26.01.2010
Skiing in the mountains of Hindukusch
(Speech delivered in Charlotte, North Carolina, at an event of the German American Chamber of Commerce on Monday, January 25th 2009)
Dear Ladies and Gentlemen. It’s a great pleasure to be your guest tonight. Let’s give a big round of applause to Klaus Becker, the chairman of the German American Chamber of Commerce here in Charlotte. Klaus pushed me hard to speak about „The Role of the West in the World of the Future“. That’s a really great invitation to tell you a lot of smart things which will later on turn out to be completely wrong. That seems to be the destiny of projections. Looking into the future is a tricky business.
Ironically, the last decade began with great hopes. Nobody was talking about terrorism, jihadists and a huge financial crisis. Nobody predicted anything like 9/11 or a meltdown on Wall Street. Days before New Year’s Eve in 1999 it seemed that a computer crash, caused by stupid software engineers, was the biggest threat to all of us.
The West was dreaming of eternal peace. People still believed the words of Francis Fukuyama, then deputy director of the State Department’s Policy Planning Staff, who famously wrote in 1992: “What we may be witnessing is not just the end of the Cold War, or the passing of a particular period of post-war history, but the end of history as such.“ Democracy will be the final form of human government, he wrote.
Well! It’s a pity about all these big, big ideas. Most of them are too big to fit into our reality. Maybe we as human beings are too small to understand the big picture.
So I will try to resist the temptation to speak about the future. The only thing I can deliver is a closer look at our current reality.
Let’s start with the so called War on Terror.
9/11 is still shaping the agenda in Washington. It’s not so easy as a White House Correspondent to keep up with all the events in all the different theaters: Iraq, Pakistan, Afghanistan, maybe tomorrow Iran, maybe Yemen. The forever war, as the New York Times called it, is coming at an enormous cost – and here I´m not talking about money.
This war is eating a lot of the time and concentration of the US government. Secretary of Defense Bob Gates was in Pakistan over the weekend, Vice President Joe Biden visited Bagdad, the President while reviewing the review of his strategy probably spent more time in the Situation Room than behind his desk.
The result is depressing: The US and its allies are getting deeper and deeper into the mess. More troops, more casualties, more instability. The army is fighting a traditional war with ships and air carriers, with tanks and 100,000 boots on the ground in Afghanistan. It’s a 20th century war in the 21th century.
But this time the enemy is completely different. Last week I spoke with a US government official who is working as a security adviser for Yemen. He told me: „I guess Al-Qaida is more than happy.

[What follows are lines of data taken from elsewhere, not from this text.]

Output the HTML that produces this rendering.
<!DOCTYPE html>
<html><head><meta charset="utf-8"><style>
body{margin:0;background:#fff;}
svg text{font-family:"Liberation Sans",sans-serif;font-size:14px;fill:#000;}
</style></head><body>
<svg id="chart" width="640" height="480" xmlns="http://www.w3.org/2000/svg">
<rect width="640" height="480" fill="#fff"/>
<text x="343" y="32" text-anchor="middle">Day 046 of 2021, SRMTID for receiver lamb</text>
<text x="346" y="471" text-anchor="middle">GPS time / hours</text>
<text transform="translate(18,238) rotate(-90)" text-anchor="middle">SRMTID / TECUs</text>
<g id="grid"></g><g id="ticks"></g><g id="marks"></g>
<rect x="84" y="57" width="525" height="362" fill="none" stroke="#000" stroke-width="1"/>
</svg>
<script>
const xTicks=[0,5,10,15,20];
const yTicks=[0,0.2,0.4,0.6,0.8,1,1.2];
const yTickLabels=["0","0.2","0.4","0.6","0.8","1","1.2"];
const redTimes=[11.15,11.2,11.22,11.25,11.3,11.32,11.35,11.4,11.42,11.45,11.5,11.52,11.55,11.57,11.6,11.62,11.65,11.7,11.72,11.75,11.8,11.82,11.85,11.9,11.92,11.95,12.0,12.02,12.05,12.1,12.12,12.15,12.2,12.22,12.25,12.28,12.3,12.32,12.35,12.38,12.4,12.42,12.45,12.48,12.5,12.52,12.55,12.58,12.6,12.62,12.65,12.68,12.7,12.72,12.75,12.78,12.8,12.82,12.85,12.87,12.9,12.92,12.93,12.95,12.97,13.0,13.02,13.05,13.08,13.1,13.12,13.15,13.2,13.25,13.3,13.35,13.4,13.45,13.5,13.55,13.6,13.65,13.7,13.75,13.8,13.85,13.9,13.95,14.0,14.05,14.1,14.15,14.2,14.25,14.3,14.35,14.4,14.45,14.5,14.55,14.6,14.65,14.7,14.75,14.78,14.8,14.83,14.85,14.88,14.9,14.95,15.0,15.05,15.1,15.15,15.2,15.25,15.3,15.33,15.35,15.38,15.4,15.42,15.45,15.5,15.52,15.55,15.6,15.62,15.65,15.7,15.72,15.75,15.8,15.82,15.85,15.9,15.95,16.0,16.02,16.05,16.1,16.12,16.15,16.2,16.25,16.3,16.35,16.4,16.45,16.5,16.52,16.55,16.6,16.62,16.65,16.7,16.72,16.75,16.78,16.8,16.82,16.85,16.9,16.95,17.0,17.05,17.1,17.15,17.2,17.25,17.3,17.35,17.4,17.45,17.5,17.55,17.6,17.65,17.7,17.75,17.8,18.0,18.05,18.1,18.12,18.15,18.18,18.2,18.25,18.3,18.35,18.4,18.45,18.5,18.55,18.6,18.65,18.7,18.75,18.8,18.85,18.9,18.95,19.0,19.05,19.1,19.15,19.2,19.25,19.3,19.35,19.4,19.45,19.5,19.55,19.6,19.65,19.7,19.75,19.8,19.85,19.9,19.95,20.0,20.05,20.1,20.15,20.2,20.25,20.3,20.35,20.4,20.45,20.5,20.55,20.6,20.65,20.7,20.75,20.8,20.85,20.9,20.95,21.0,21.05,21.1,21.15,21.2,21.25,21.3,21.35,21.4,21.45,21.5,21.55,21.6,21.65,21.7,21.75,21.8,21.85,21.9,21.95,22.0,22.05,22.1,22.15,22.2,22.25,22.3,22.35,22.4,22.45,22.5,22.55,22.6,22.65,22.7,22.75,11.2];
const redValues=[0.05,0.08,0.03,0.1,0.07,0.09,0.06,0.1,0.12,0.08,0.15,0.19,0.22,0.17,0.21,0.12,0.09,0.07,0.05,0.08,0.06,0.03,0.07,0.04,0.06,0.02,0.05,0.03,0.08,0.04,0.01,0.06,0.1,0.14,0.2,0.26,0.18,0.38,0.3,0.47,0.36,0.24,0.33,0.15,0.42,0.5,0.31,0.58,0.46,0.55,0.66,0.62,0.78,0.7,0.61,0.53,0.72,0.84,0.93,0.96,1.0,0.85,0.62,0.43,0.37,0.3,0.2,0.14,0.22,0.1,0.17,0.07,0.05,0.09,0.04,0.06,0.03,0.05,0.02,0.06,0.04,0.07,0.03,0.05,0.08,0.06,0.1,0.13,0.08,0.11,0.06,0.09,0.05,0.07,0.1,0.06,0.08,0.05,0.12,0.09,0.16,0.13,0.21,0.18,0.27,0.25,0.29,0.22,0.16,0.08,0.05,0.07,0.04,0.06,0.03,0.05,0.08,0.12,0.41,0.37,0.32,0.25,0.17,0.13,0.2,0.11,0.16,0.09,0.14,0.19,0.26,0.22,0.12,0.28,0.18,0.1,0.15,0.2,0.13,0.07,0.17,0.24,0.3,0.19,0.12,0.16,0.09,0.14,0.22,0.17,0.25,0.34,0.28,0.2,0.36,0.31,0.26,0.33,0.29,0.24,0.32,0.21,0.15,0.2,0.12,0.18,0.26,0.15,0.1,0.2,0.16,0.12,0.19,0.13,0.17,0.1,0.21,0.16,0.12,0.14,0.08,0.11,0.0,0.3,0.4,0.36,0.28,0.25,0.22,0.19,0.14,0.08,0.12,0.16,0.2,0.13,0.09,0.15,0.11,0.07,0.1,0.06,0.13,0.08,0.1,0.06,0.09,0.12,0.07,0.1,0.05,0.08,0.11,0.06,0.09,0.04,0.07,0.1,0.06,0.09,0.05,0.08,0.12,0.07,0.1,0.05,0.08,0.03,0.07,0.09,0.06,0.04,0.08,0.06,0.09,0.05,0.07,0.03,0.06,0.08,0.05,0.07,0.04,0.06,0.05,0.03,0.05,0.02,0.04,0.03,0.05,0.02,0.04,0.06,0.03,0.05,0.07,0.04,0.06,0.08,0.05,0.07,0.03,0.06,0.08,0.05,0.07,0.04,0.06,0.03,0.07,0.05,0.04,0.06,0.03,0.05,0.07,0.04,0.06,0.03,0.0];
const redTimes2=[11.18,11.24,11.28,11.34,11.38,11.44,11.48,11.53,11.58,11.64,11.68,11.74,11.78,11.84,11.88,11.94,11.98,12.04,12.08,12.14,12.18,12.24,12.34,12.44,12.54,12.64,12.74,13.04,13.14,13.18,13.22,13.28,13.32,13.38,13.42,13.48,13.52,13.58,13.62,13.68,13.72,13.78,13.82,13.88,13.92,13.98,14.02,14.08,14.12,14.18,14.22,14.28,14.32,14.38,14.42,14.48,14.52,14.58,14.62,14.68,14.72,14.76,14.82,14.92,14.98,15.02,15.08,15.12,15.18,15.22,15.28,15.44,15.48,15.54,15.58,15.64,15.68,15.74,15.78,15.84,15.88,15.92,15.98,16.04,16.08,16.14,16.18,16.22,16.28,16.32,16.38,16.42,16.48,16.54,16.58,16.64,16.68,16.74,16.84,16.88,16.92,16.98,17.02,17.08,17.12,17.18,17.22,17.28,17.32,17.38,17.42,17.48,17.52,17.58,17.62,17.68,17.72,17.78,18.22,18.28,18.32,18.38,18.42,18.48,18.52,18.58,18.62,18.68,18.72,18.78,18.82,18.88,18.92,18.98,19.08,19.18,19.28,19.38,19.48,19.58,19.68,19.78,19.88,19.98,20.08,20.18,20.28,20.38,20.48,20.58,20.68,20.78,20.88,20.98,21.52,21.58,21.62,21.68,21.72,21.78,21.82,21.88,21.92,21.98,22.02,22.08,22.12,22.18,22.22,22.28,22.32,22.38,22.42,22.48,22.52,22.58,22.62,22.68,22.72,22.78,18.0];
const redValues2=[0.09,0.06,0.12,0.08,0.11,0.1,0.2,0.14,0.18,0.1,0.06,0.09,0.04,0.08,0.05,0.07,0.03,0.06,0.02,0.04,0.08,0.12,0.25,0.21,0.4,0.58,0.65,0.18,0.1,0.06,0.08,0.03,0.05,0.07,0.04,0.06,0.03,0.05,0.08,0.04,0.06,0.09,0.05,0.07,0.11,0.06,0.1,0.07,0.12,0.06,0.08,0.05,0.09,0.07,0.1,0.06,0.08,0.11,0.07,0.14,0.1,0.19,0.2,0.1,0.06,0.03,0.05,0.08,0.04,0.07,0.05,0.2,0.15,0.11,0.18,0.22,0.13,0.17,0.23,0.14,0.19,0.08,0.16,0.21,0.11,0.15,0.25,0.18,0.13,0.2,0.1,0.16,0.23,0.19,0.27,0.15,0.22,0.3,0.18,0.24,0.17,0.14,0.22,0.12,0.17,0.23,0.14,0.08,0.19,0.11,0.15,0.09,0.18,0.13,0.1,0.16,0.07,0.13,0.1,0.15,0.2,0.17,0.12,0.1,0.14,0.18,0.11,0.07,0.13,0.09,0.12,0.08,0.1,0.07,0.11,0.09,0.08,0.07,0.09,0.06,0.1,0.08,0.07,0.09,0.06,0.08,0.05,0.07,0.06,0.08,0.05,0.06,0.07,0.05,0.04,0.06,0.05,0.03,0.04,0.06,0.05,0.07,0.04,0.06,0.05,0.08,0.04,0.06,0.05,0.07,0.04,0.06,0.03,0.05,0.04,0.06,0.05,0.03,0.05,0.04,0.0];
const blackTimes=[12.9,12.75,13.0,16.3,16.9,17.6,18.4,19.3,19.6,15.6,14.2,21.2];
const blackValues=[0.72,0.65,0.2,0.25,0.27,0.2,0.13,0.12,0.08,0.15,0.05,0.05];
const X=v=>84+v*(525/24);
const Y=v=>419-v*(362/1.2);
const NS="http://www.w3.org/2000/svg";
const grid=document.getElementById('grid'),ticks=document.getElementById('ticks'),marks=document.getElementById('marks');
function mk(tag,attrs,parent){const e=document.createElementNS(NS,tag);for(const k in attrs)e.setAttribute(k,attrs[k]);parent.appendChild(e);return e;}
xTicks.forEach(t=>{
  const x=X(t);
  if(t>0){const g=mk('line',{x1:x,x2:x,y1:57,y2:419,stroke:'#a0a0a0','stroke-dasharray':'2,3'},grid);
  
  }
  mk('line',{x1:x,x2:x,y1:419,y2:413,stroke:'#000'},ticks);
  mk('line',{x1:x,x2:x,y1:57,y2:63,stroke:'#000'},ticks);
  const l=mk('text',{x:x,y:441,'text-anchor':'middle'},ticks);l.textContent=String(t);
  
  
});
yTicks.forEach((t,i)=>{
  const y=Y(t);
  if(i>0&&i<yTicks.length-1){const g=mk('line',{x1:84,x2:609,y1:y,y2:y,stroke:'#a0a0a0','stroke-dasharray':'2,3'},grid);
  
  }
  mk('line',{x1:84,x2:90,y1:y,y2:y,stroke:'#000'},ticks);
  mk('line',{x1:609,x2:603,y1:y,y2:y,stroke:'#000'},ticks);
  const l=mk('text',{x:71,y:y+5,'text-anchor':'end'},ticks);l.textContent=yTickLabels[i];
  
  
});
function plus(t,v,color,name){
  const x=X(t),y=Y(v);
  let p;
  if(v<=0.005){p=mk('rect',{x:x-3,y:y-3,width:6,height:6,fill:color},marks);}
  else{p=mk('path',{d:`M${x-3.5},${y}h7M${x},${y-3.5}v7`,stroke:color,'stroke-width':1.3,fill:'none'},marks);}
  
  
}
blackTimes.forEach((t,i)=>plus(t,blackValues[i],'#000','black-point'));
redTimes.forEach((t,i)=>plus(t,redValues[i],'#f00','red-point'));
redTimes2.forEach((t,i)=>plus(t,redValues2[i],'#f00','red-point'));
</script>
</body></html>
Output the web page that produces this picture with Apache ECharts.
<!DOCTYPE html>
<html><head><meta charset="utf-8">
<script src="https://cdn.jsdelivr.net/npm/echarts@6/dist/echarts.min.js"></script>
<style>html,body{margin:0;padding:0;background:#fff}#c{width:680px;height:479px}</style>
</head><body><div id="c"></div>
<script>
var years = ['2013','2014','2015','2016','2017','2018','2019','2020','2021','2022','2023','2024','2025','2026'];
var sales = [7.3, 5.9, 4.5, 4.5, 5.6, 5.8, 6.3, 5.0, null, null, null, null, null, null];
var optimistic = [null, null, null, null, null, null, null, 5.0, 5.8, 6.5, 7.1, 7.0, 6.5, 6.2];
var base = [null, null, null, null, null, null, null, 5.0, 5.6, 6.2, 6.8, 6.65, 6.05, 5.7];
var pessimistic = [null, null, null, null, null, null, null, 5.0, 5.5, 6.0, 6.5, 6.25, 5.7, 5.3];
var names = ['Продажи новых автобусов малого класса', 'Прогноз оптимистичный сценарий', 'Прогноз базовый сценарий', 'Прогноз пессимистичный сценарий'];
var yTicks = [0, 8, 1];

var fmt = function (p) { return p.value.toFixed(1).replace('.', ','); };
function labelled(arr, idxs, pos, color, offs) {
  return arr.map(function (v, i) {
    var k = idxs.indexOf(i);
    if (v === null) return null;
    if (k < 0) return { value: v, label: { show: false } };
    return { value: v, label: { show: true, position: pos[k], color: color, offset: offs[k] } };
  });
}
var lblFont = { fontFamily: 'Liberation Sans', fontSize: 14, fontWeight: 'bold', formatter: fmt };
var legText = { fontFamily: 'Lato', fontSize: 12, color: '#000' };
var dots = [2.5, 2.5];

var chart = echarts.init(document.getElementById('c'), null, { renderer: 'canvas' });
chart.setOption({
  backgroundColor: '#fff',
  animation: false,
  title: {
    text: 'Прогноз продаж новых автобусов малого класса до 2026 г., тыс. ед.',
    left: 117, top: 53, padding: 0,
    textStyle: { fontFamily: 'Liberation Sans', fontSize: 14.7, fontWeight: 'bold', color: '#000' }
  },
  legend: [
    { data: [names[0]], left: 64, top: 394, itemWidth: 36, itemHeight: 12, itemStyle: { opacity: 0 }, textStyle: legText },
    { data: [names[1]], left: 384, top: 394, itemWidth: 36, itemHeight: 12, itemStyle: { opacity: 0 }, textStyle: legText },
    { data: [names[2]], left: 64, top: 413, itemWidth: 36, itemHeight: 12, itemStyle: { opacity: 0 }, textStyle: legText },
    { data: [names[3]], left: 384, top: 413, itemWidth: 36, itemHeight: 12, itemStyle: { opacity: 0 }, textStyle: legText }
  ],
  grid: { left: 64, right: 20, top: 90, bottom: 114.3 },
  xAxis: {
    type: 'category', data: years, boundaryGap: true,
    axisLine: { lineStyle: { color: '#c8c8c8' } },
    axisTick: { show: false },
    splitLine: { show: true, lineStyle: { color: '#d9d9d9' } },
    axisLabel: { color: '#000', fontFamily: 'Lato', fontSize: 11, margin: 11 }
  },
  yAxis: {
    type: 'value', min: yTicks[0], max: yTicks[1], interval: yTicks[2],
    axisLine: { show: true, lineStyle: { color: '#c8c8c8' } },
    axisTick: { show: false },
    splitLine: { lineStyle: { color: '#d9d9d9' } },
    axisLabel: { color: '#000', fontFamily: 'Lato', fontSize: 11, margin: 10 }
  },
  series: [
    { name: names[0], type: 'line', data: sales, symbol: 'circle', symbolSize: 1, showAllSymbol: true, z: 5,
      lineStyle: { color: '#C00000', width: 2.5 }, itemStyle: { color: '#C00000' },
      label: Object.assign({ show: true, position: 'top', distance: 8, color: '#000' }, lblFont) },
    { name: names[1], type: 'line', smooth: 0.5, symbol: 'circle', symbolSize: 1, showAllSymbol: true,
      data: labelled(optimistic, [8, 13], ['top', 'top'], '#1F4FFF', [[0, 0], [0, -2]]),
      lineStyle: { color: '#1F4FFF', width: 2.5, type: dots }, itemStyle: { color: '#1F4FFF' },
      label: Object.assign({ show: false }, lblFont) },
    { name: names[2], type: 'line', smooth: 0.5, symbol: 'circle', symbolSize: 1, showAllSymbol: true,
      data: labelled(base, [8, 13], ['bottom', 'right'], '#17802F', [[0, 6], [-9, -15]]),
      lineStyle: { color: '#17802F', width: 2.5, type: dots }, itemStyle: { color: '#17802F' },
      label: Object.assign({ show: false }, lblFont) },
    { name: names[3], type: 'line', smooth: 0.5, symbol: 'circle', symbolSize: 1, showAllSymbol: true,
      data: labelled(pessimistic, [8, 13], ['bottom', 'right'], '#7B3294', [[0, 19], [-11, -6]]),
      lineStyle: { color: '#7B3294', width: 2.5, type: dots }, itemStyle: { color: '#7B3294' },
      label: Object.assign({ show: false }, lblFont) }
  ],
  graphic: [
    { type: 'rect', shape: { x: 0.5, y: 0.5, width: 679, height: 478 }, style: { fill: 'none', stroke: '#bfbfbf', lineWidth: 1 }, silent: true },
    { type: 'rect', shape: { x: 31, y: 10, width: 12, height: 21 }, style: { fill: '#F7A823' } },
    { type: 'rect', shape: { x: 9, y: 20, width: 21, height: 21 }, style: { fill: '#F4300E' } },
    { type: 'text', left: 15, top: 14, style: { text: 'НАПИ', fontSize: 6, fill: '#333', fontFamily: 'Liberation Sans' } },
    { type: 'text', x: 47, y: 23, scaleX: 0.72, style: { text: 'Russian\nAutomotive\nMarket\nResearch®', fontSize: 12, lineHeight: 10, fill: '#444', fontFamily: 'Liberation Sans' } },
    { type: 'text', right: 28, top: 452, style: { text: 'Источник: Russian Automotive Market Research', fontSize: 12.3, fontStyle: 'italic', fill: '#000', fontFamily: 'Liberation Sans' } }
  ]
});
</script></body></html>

They brought us to Iraq, to Afghanistan, to Pakistan and now they try to bring our troops to Yemen. So we are losing money, people and energy. But they are a traveling society. By the time we arrive, they are gone.”
The truth is: In Afghanistan they are gone. Now we are trying to beat the Taliban who are crazy people too, but they had nothing to do with 9/11 or any of the other major attacks in the Western hemisphere.
The West so far has proven to be helpless in these asymmetric wars. I´m sure this war has to be fought, but differently than all the wars before. They have a plan, we don´t. The result: The whole government is distracted. Victory is not in sight.
But that sounds very much like a prediction. And I promised to not step into the prediction business.
So let’s talk about the other big problem of our world today: the economy. It’s also not so funny what we are seeing here.
Fearing a depression after the attacks of Sept. 11, central banks flooded the financial system with liquidity. The tons of money could not find enough profitable investment opportunities, so they took a shortcut into the speculation business. Stocks went up, housing prices sky rocketed, even though the real economy was on shaky ground.
In mid-2008, a gigantic bubble that had developed, primarily in the US real estate market, burst. Banks tumbled like dominoes and the real economy collapsed. 7 million people in the US lost their jobs, 20 million in China, another 7 million all over the world. It was a near-death experience. Without the infusion of taxpayers’ money the Wall Street Banks would not be alive. They told us they were too big to fail. So we rescued them.
So far, so good. I don´t want to complain about what has happened. Everybody is allowed to make mistakes even if he or she is a Wall Street banker.
But what real people in their real life normally do after near-death experiences is to change their life, to change priorities, values and behavior.
They did no such thing. And the Western societies allowed them to proceed as if nothing had happened. Yes, the Americans people picked a President who looked different, who spoke differently, but then this new president followed the old path. He helped to save a financial system that caused these huge problems. He continues to borrow tons of Chinese money, and because the Chinese officials are little bit reluctant, he allowed the Federal Reserve Bank to go into the business of printing money. Barack Obama is drinking from the same old bottle and the country is still addicted to foreign money.
All the fresh money he sent to rescue Wall Street – to rescue what? Their lifestyle, their bonus system, their bad behavior. The money helped to forget. It makes them numb. Their old way of thinking is still in place. They still see themselves as masters of the universe, even though they had created a mess of the universe. The system was saved, but at a cost that is still hard to believe.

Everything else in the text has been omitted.